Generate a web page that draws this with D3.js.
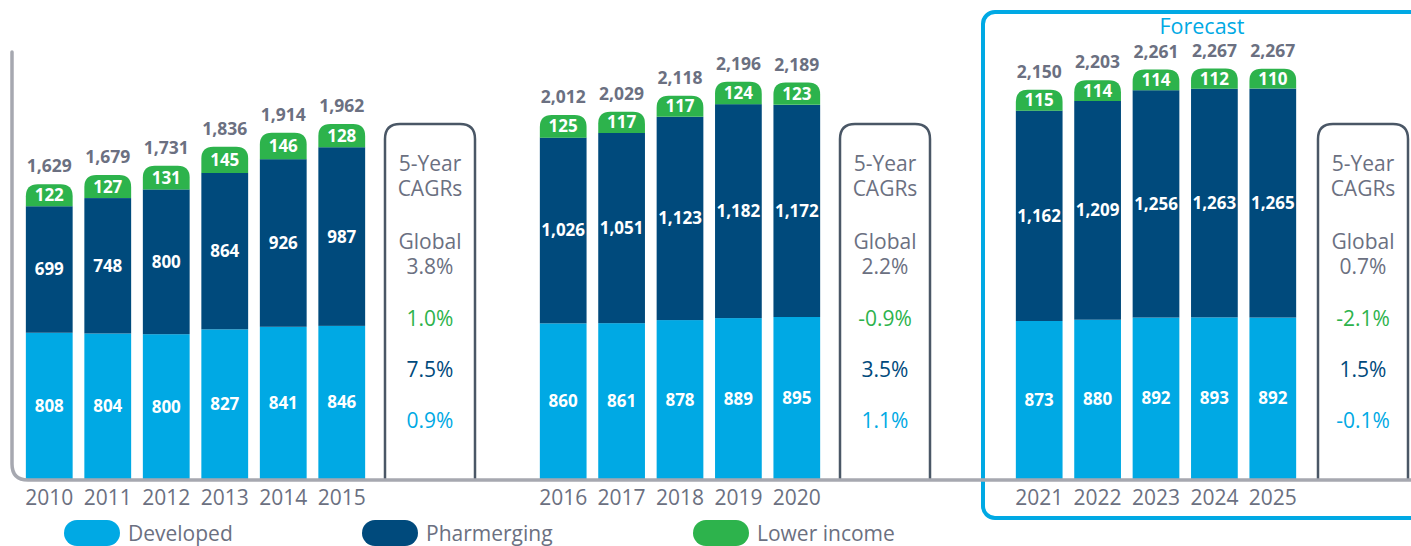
<!DOCTYPE html>
<html><head><meta charset="utf-8">
<script src="https://cdn.jsdelivr.net/npm/d3@7"></script>
<style>
html,body{margin:0;padding:0;background:#fff;}
text{font-family:"Open Sans","Noto Sans",sans-serif;}
</style></head>
<body>
<svg id="c" width="1411" height="546"></svg>
<script>
const years = [2010,2011,2012,2013,2014,2015,2016,2017,2018,2019,2020,2021,2022,2023,2024,2025];
const developed = [808,804,800,827,841,846,860,861,878,889,895,873,880,892,893,892];
const pharmerging = [699,748,800,864,926,987,1026,1051,1123,1182,1172,1162,1209,1256,1263,1265];
const lowerIncome = [122,127,131,145,146,128,125,117,117,124,123,115,114,114,112,110];
const totals = [1629,1679,1731,1836,1914,1962,2012,2029,2118,2196,2189,2150,2203,2261,2267,2267];
const groups = [[2010,2011,2012,2013,2014,2015],[2016,2017,2018,2019,2020],[2021,2022,2023,2024,2025]];
const cagrGlobal = ["3.8%","2.2%","0.7%"];
const cagrLower = ["1.0%","-0.9%","-2.1%"];
const cagrPharm = ["7.5%","3.5%","1.5%"];
const cagrDev = ["0.9%","1.1%","-0.1%"];
const seriesNames = ["Developed","Pharmerging","Lower income"];

const C = {dev:"#00a9e4", ph:"#004a7c", low:"#2db34c", gray:"#6b7081", axis:"#a6a8b0", box:"#4a5766"};
const svg = d3.select("#c");
const base = 479;
const y = d3.scaleLinear().domain([0,2500]).range([base, base-452.5]);
const ranges = [[20,371],[534,826],[1010,1302]];
const boxX = [385,840,1318];
const boxW = 90;

// forecast box
svg.append("rect").attr("x",983).attr("y",12).attr("width",460).attr("height",506)
  .attr("rx",12).attr("fill","none").attr("stroke",C.dev).attr("stroke-width",4);
svg.append("text").attr("x",1202).attr("y",34).attr("text-anchor","middle")
  .attr("font-size",21.5).attr("fill",C.dev).text("Forecast");

const stack = years.map((yr,i)=>({yr,i,d:developed[i],p:pharmerging[i],l:lowerIncome[i],t:totals[i]}));

groups.forEach((g,gi)=>{
  const x = d3.scaleBand().domain(g).range(ranges[gi]).paddingInner(0.2).paddingOuter(0.1);
  const bw = x.bandwidth();
  const data = stack.filter(s=>g.includes(s.yr));
  const gg = svg.append("g");
  gg.selectAll(".dev").data(data).join("rect")
    .attr("x",d=>x(d.yr)).attr("width",bw)
    .attr("y",d=>y(d.d)).attr("height",d=>base-y(d.d)).attr("fill",C.dev);
  gg.selectAll(".ph").data(data).join("rect")
    .attr("x",d=>x(d.yr)).attr("width",bw)
    .attr("y",d=>y(d.d+d.p)).attr("height",d=>y(d.d)-y(d.d+d.p)).attr("fill",C.ph);
  gg.selectAll(".low").data(data).join("path")
    .attr("fill",C.low)
    .attr("d",d=>{
      const x0=x(d.yr), x1=x0+bw, yb=y(d.d+d.p), yt=y(d.d+d.p+d.l), r=12;
      return `M${x0},${yb}V${yt+r}Q${x0},${yt} ${x0+r},${yt}H${x1-r}Q${x1},${yt} ${x1},${yt+r}V${yb}Z`;
    });
  const lab = (sel,cls,fy,txt,fill,fs,wt)=>sel.selectAll("."+cls).data(data).join("text")
    .attr("x",d=>x(d.yr)+bw/2).attr("y",fy).attr("text-anchor","middle")
    .attr("font-size",fs).attr("font-weight",wt).attr("fill",fill).text(txt);
  lab(gg,"ldev",d=>(y(d.d)+base)/2+6,d=>d3.format(",")(d.d),"#fff",17,700);
  lab(gg,"lph",d=>(y(d.d)+y(d.d+d.p))/2+6,d=>d3.format(",")(d.p),"#fff",17,700);
  lab(gg,"llow",d=>(y(d.d+d.p)+y(d.d+d.p+d.l))/2+6,d=>d3.format(",")(d.l),"#fff",17,700);
  lab(gg,"ltot",d=>y(d.t)-12,d=>d3.format(",")(d.t),C.gray,17.5,700);
  lab(gg,"lyr",505,d=>d.yr,C.gray,21,400);

  const bx=boxX[gi], top=124, r=15;
  svg.append("path").attr("fill","none").attr("stroke",C.box).attr("stroke-width",2.5)
    .attr("d",`M${bx},${base}V${top+r}Q${bx},${top} ${bx+r},${top}H${bx+boxW-r}Q${bx+boxW},${top} ${bx+boxW},${top+r}V${base}`);
  const cx = bx+boxW/2;
  const lines = [["5-Year",171,C.gray],["CAGRs",196,C.gray],["Global",249,C.gray],[cagrGlobal[gi],274,C.gray],
    [cagrLower[gi],326,C.low],[cagrPharm[gi],377,C.ph],[cagrDev[gi],428,C.dev]];
  lines.forEach(([t,yy,f])=>svg.append("text").attr("x",cx).attr("y",yy).attr("text-anchor","middle")
    .attr("font-size",21).attr("fill",f).text(t));
});

svg.append("path").attr("fill","none").attr("stroke",C.axis).attr("stroke-width",3.5).attr("stroke-linecap","round")
  .attr("d",`M12,52V464Q12,480 28,480H1411`);

const legX = [64,362,693];
const legC = [C.dev,C.ph,C.low];
seriesNames.forEach((n,i)=>{
  svg.append("rect").attr("x",legX[i]).attr("y",520).attr("width",56).attr("height",26).attr("rx",13).attr("fill",legC[i]);
  svg.append("text").attr("x",legX[i]+64).attr("y",541).attr("font-size",21).attr("fill",C.gray).text(n);
});
</script>
</body></html>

------------------------------------

● **Given task**: Return the material exactly as given, apart from the pictures.

● **Task output**:
Generate a web page that draws this with D3.js.
<!DOCTYPE html>
<html><head><meta charset="utf-8">
<script src="https://cdn.jsdelivr.net/npm/d3@7"></script>
<style>
html,body{margin:0;padding:0;background:#fff;}
text{font-family:"Open Sans","Noto Sans",sans-serif;}
</style></head>
<body>
<svg id="c" width="1411" height="546"></svg>
<script>
const years = [2010,2011,2012,2013,2014,2015,2016,2017,2018,2019,2020,2021,2022,2023,2024,2025];
const developed = [808,804,800,827,841,846,860,861,878,889,895,873,880,892,893,892];
const pharmerging = [699,748,800,864,926,987,1026,1051,1123,1182,1172,1162,1209,1256,1263,1265];
const lowerIncome = [122,127,131,145,146,128,125,117,117,124,123,115,114,114,112,110];
const totals = [1629,1679,1731,1836,1914,1962,2012,2029,2118,2196,2189,2150,2203,2261,2267,2267];
const groups = [[2010,2011,2012,2013,2014,2015],[2016,2017,2018,2019,2020],[2021,2022,2023,2024,2025]];
const cagrGlobal = ["3.8%","2.2%","0.7%"];
const cagrLower = ["1.0%","-0.9%","-2.1%"];
const cagrPharm = ["7.5%","3.5%","1.5%"];
const cagrDev = ["0.9%","1.1%","-0.1%"];
const seriesNames = ["Developed","Pharmerging","Lower income"];

const C = {dev:"#00a9e4", ph:"#004a7c", low:"#2db34c", gray:"#6b7081", axis:"#a6a8b0", box:"#4a5766"};
const svg = d3.select("#c");
const base = 479;
const y = d3.scaleLinear().domain([0,2500]).range([base, base-452.5]);
const ranges = [[20,371],[534,826],[1010,1302]];
const boxX = [385,840,1318];
const boxW = 90;

// forecast box
svg.append("rect").attr("x",983).attr("y",12).attr("width",460).attr("height",506)
  .attr("rx",12).attr("fill","none").attr("stroke",C.dev).attr("stroke-width",4);
svg.append("text").attr("x",1202).attr("y",34).attr("text-anchor","middle")
  .attr("font-size",21.5).attr("fill",C.dev).text("Forecast");

const stack = years.map((yr,i)=>({yr,i,d:developed[i],p:pharmerging[i],l:lowerIncome[i],t:totals[i]}));

groups.forEach((g,gi)=>{
  const x = d3.scaleBand().domain(g).range(ranges[gi]).paddingInner(0.2).paddingOuter(0.1);
  const bw = x.bandwidth();
  const data = stack.filter(s=>g.includes(s.yr));
  const gg = svg.append("g");
  gg.selectAll(".dev").data(data).join("rect")
    .attr("x",d=>x(d.yr)).attr("width",bw)
    .attr("y",d=>y(d.d)).attr("height",d=>base-y(d.d)).attr("fill",C.dev);
  gg.selectAll(".ph").data(data).join("rect")
    .attr("x",d=>x(d.yr)).attr("width",bw)
    .attr("y",d=>y(d.d+d.p)).attr("height",d=>y(d.d)-y(d.d+d.p)).attr("fill",C.ph);
  gg.selectAll(".low").data(data).join("path")
    .attr("fill",C.low)
    .attr("d",d=>{
      const x0=x(d.yr), x1=x0+bw, yb=y(d.d+d.p), yt=y(d.d+d.p+d.l), r=12;
      return `M${x0},${yb}V${yt+r}Q${x0},${yt} ${x0+r},${yt}H${x1-r}Q${x1},${yt} ${x1},${yt+r}V${yb}Z`;
    });
  const lab = (sel,cls,fy,txt,fill,fs,wt)=>sel.selectAll("."+cls).data(data).join("text")
    .attr("x",d=>x(d.yr)+bw/2).attr("y",fy).attr("text-anchor","middle")
    .attr("font-size",fs).attr("font-weight",wt).attr("fill",fill).text(txt);
  lab(gg,"ldev",d=>(y(d.d)+base)/2+6,d=>d3.format(",")(d.d),"#fff",17,700);
  lab(gg,"lph",d=>(y(d.d)+y(d.d+d.p))/2+6,d=>d3.format(",")(d.p),"#fff",17,700);
  lab(gg,"llow",d=>(y(d.d+d.p)+y(d.d+d.p+d.l))/2+6,d=>d3.format(",")(d.l),"#fff",17,700);
  lab(gg,"ltot",d=>y(d.t)-12,d=>d3.format(",")(d.t),C.gray,17.5,700);
  lab(gg,"lyr",505,d=>d.yr,C.gray,21,400);

  const bx=boxX[gi], top=124, r=15;
  svg.append("path").attr("fill","none").attr("stroke",C.box).attr("stroke-width",2.5)
    .attr("d",`M${bx},${base}V${top+r}Q${bx},${top} ${bx+r},${top}H${bx+boxW-r}Q${bx+boxW},${top} ${bx+boxW},${top+r}V${base}`);
  const cx = bx+boxW/2;
  const lines = [["5-Year",171,C.gray],["CAGRs",196,C.gray],["Global",249,C.gray],[cagrGlobal[gi],274,C.gray],
    [cagrLower[gi],326,C.low],[cagrPharm[gi],377,C.ph],[cagrDev[gi],428,C.dev]];
  lines.forEach(([t,yy,f])=>svg.append("text").attr("x",cx).attr("y",yy).attr("text-anchor","middle")
    .attr("font-size",21).attr("fill",f).text(t));
});

svg.append("path").attr("fill","none").attr("stroke",C.axis).attr("stroke-width",3.5).attr("stroke-linecap","round")
  .attr("d",`M12,52V464Q12,480 28,480H1411`);

const legX = [64,362,693];
const legC = [C.dev,C.ph,C.low];
seriesNames.forEach((n,i)=>{
  svg.append("rect").attr("x",legX[i]).attr("y",520).attr("width",56).attr("height",26).attr("rx",13).attr("fill",legC[i]);
  svg.append("text").attr("x",legX[i]+64).attr("y",541).attr("font-size",21).attr("fill",C.gray).text(n);
});
</script>
</body></html>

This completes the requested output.